Summaries are meant to be shortened versions of their referenced materials, encapsulated in a short text of some sort. The key to a great summary is to boil down the meaning, goals, or overall idea of its referenced material. Summaries are usually written as text and can be as short as one sentence, or as long as several pages in length. The length depends on the expectations based on other summaries. For example, the summary for a movie is typically about three to four sentences in length, so a one-page summary would seem out of place.
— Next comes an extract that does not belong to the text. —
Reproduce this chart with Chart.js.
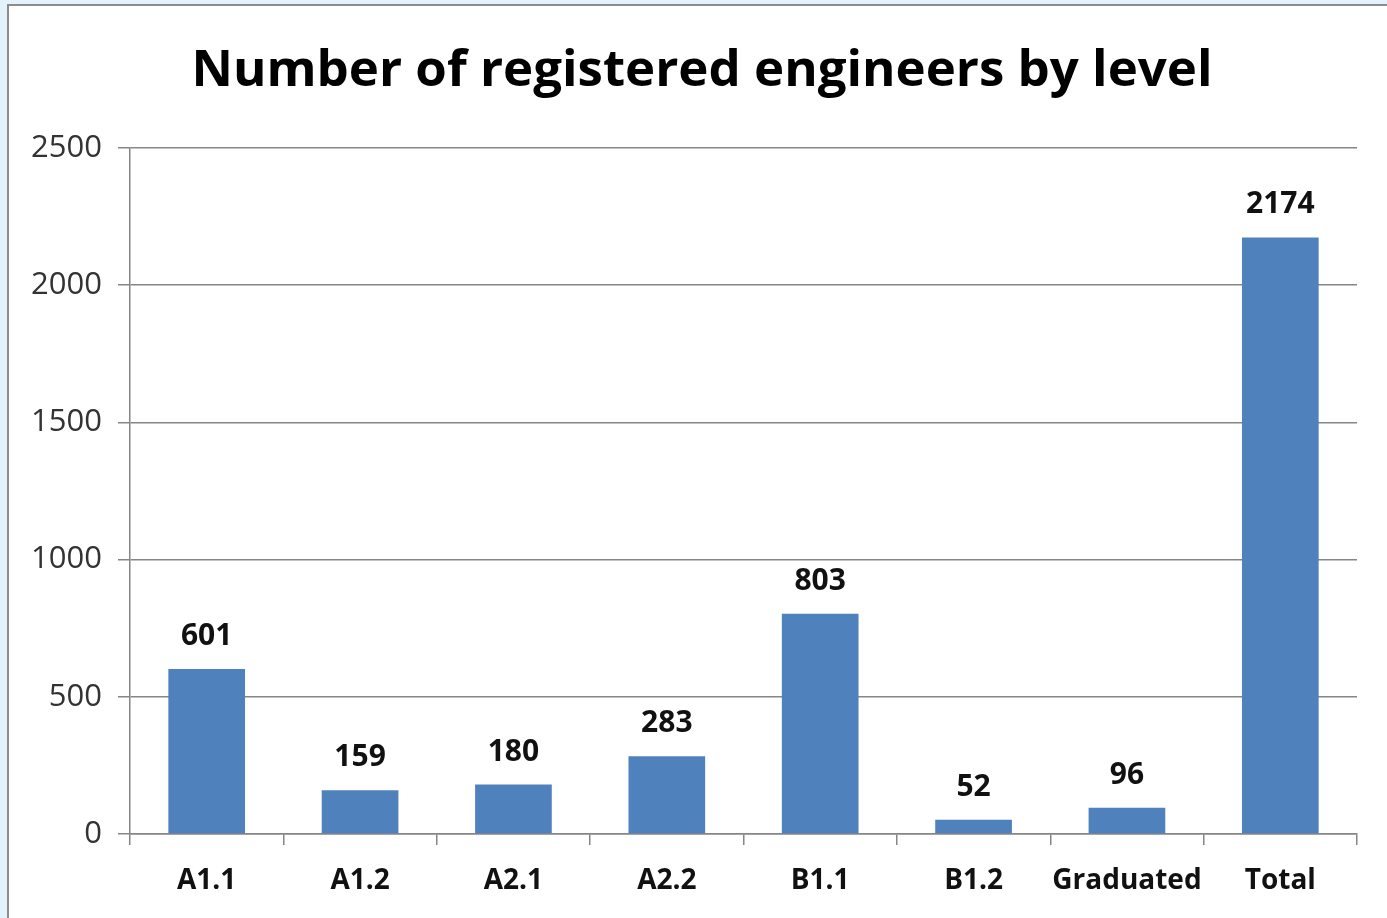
<!DOCTYPE html>
<html>
<head>
<meta charset="utf-8">
<title>Number of registered engineers by level</title>
<script src="https://cdn.jsdelivr.net/npm/chart.js@4"></script>
<style>
    html, body { margin: 0; padding: 0; }
    body {
        width: 1387px;
        height: 918px;
        overflow: hidden;
        position: relative;
        background: #e4f2fb;
    }
    .frame {
        position: absolute;
        left: 7px;
        top: 4px;
        width: 1400px;
        height: 940px;
        border: 2px solid #8c8c8c;
        background: #ffffff;
    }
    #chart {
        position: absolute;
        left: 0;
        top: 0;
    }
</style>
</head>
<body>
<div class="frame"></div>
<canvas id="chart" width="1387" height="918"></canvas>
<script>
const chartTitle = 'Number of registered engineers by level';
const levels = ['A1.1', 'A1.2', 'A2.1', 'A2.2', 'B1.1', 'B1.2', 'Graduated', 'Total'];
const engineers = [601, 159, 180, 283, 803, 52, 96, 2174];
const yTicks = [0, 500, 1000, 1500, 2000, 2500];

const FONT = "'Open Sans', 'Liberation Sans', sans-serif";
const GRID = '#868686';

// title sits a bit right of the canvas centre, like the original
const titleText = {
    id: 'titleText',
    afterDraw(chart) {
        const ctx = chart.ctx;
        ctx.save();
        ctx.font = `bold 51px ${FONT}`;
        ctx.fillStyle = '#000000';
        ctx.textAlign = 'center';
        ctx.textBaseline = 'middle';
        ctx.fillText(chartTitle, 702, 71);
        ctx.restore();
    }
};

// value labels above each bar
const barLabels = {
    id: 'barLabels',
    afterDatasetsDraw(chart) {
        const ctx = chart.ctx;
        const meta = chart.getDatasetMeta(0);
        ctx.save();
        ctx.font = `bold 30px ${FONT}`;
        ctx.fillStyle = '#111111';
        ctx.textAlign = 'center';
        ctx.textBaseline = 'alphabetic';
        meta.data.forEach((bar, i) => {
            ctx.fillText(String(engineers[i]), bar.x, bar.y - 24);
        });
        ctx.restore();
    }
};

new Chart(document.getElementById('chart'), {
    type: 'bar',
    data: {
        labels: levels,
        datasets: [{
            data: engineers,
            backgroundColor: '#4f81bd',
            borderWidth: 0,
            barPercentage: 0.5,
            categoryPercentage: 1.0
        }]
    },
    options: {
        responsive: false,
        animation: false,
        layout: {
            padding: { left: 0, right: 30, top: 148, bottom: 0 }
        },
        plugins: {
            legend: { display: false },
            tooltip: { enabled: false },
            title: { display: false }
        },
        scales: {
            x: {
                offset: true,
                border: { color: GRID, width: 1.5 },
                grid: {
                    offset: true,
                    drawOnChartArea: false,
                    drawTicks: true,
                    tickLength: 11,
                    color: GRID,
                    lineWidth: 1.5
                },
                ticks: {
                    color: '#111111',
                    padding: 19,
                    maxRotation: 0,
                    minRotation: 0,
                    autoSkip: false,
                    font: { family: FONT, size: 28, weight: 'bold' }
                },
                afterFit(scale) { scale.height = 84; }
            },
            y: {
                min: 0,
                max: 2500,
                border: { color: GRID, width: 1.5 },
                grid: {
                    color: GRID,
                    lineWidth: 1.5,
                    tickLength: 12
                },
                afterBuildTicks(scale) {
                    scale.ticks = yTicks.map(v => ({ value: v }));
                },
                ticks: {
                    color: '#333333',
                    padding: 16,
                    font: { family: FONT, size: 31 },
                    callback: (v) => String(v)
                },
                afterFit(scale) { scale.width = 130; }
            }
        }
    },
    plugins: [barLabels, titleText]
});
</script>
</body>
</html>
Summaries should aim to contain the central ideas in the reference material, not just a taste.
For practice, let's consider writing summaries for various materials.
The Harry Potter series: "Harry Potter is a seemingly normal teenage orphan who discovers he is the son of famous and powerful wizards. He enrolls in Hogwarts, a school for young magicians, and embarks on a journey of self-discovery. Along the way, he meets friends and foes, increases his ability to do magic, and tries to save the world from the evil person who killed his parents."
A well-written summary will include a beginning, middle, and an end. Again, you're not trying to entice people to read the story or watch the movie or read the paper, you are trying to give a complete overview of every idea contained therein.
A summary of climate change: "Climate change is the idea that the earth is warming and the icecaps are melting, mainly due to human activity with fossil fuels, which causes CO2 emissions to keep the sun's heat trapped in the Earth's atmosphere. Many fear that this change in temperature will cause sea levels to rise, and a massive change in climate around the world."
Again, we are encapsulating the main idea in a very short amount of space. Obviously there is more to the story than what is written in the summary, but the summary provides a good overview.